The amount of data produced by WGS can be “overwhelming,” Dr. Imanian told an IFSH symposium in May. The data analysis requires a proficiency in bioinformatics, which could be problematic for industry, while data interpretation “is far from simple, even for trained bioinformaticians,” he added. Thus, while U.S. and international food safety regulators are increasingly embracing WGS, the food industry has been reluctant. A notable exception has been the Consortium for Sequencing the Food Supply Chain, an initiative started in 2015 by IBM Research and Mars Inc. Recently joined by Bio-Rad Laboratories, the consortium is sequencing the genetic material of food and soil samples in order to create a “microbial baseline” to better understand the factors behind contamination and foodborne disease.
In 2011, the CDC, FDA, and USDA’s Food Safety and Inspection Service established the Interagency Food Safety Analytics Collaboration (IFSAC) to improve coordination of federal food safety analytic efforts and address cross-cutting priorities for food safety data collection, analysis, and use. In addition to Campylobacter and Salmonella, IFSAC’s efforts have been directed at E. coli and Listeria monocytogenes.

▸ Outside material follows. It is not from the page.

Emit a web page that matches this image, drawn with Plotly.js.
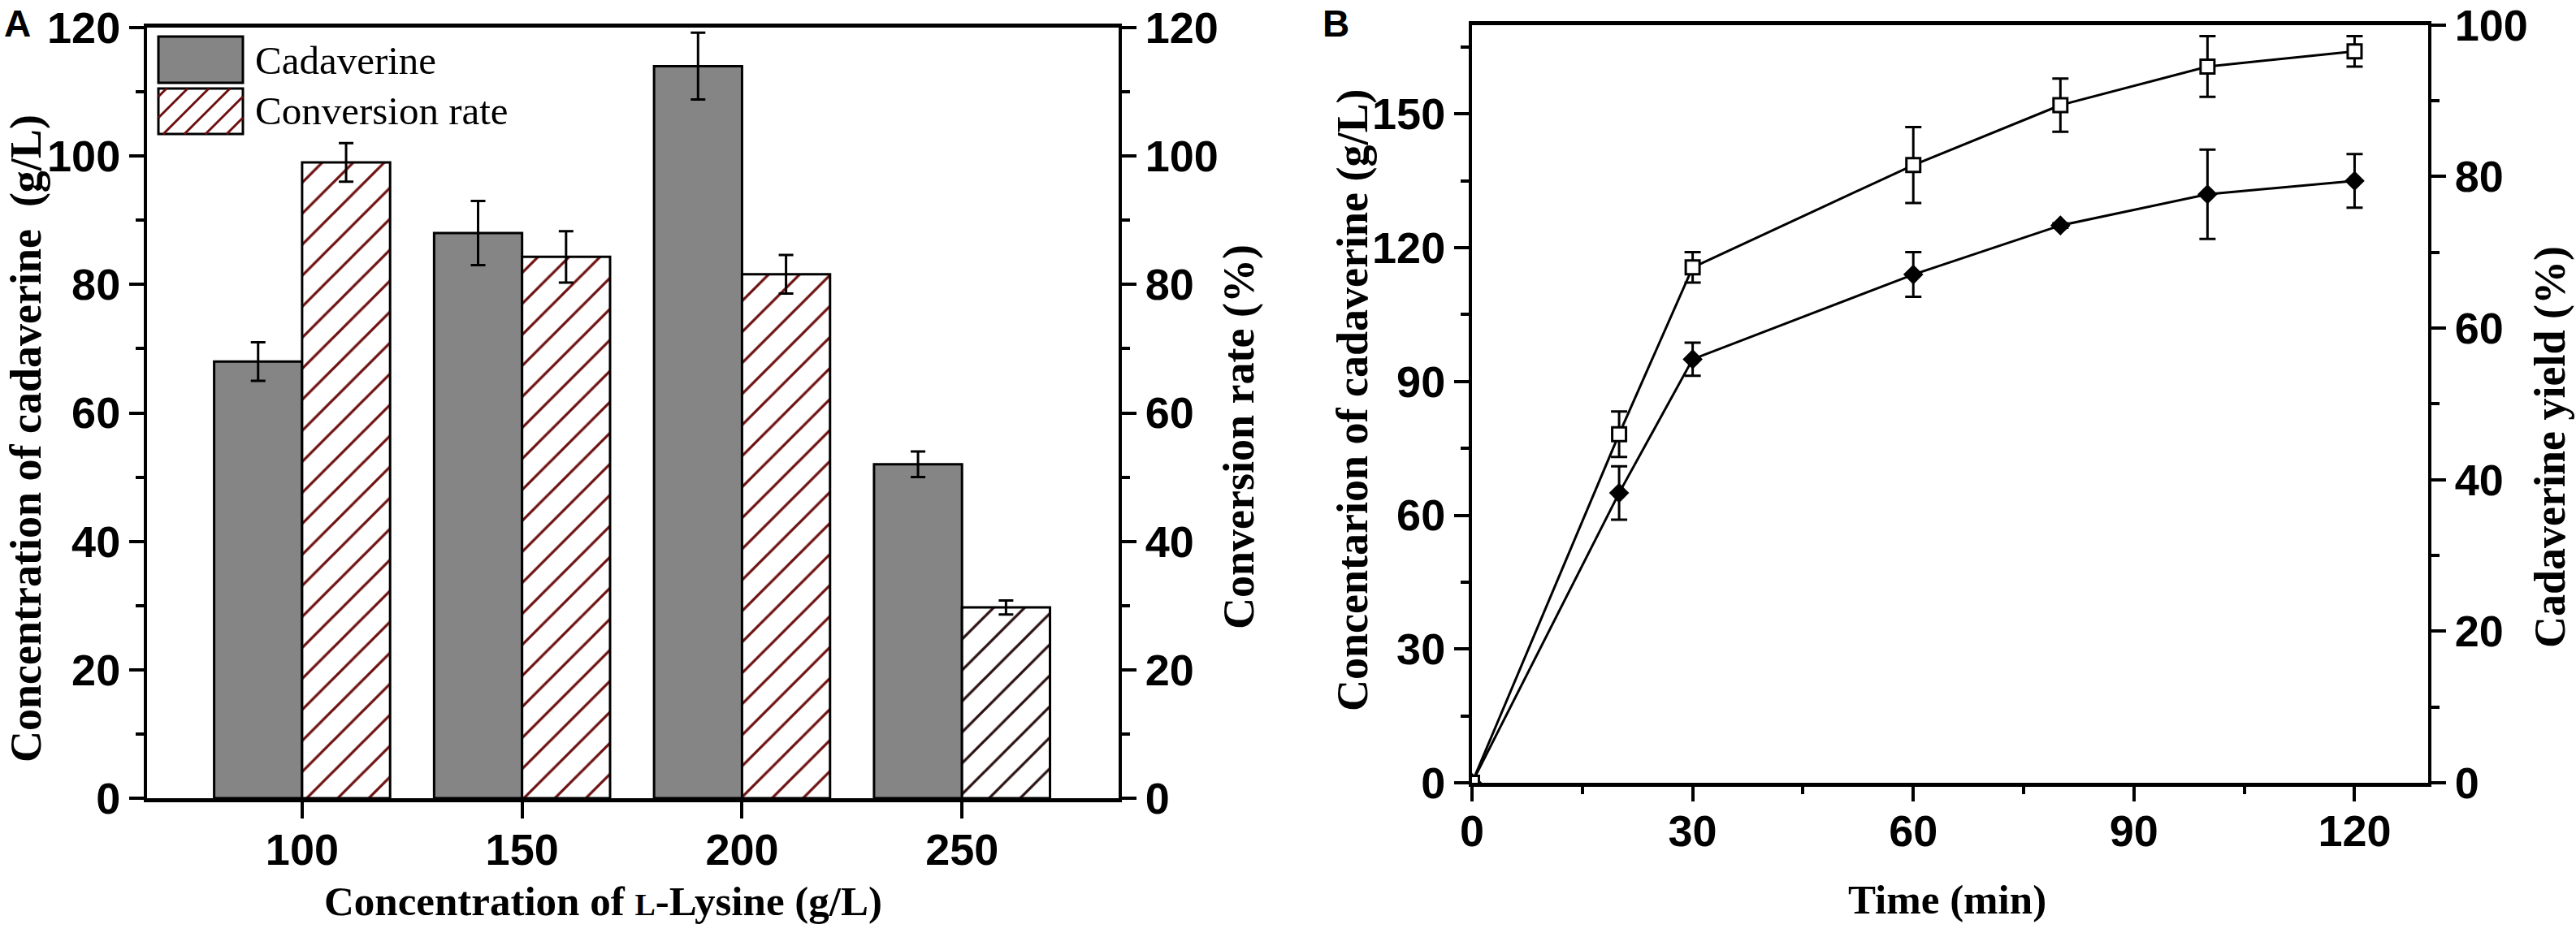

During its first five years, IFSAC developed a new food categorization scheme, which CDC now uses to classify food implicated in outbreaks, as well as an agreed-upon method for estimating sources of foodborne illnesses. In its latest strategic plan, IFSAC outlines three goals for 2017-2021: 1) improve the use and quality of new and existing data sources, 2) improve analytic methods and models, and 3) enhance communications about its analytic products.
- Data sources. Current sources, such as for foodborne illness outbreaks, are valuable but also incomplete and inconsistent. To address this, IFSAC will acquire additional data sources such as regulatory sampling data and WGS information. IFSAC will also work with state and local public health and regulatory agencies to obtain more and better outbreak reporting.
- Analytic methods. While there’s been progress in applying new methods and models for attributing foodborne illnesses, no best data sources or approaches have been identified. IFSAC will expand its scientific exchanges to identify gaps, develop ways to incorporate sporadic illness surveillance data, and integrate multiple data sources into estimates and analyses.
- Enhance communications. Because foodborne illness attribution is complex and constantly changing, effective communication with health practitioners, academics, industry, and the public is vitally important. IFSAC intends to improve and expand these relationships.
“It is always positive to see different parts of the government collaborating on food safety issues, although, as always, the issues are lack of funding and lack of time to move things forward,” says David Acheson, MD, founder and CEO of the Acheson Group and a former FDA associate commissioner for foods. “But we should always be looking to do more because there is always more to do,” he says.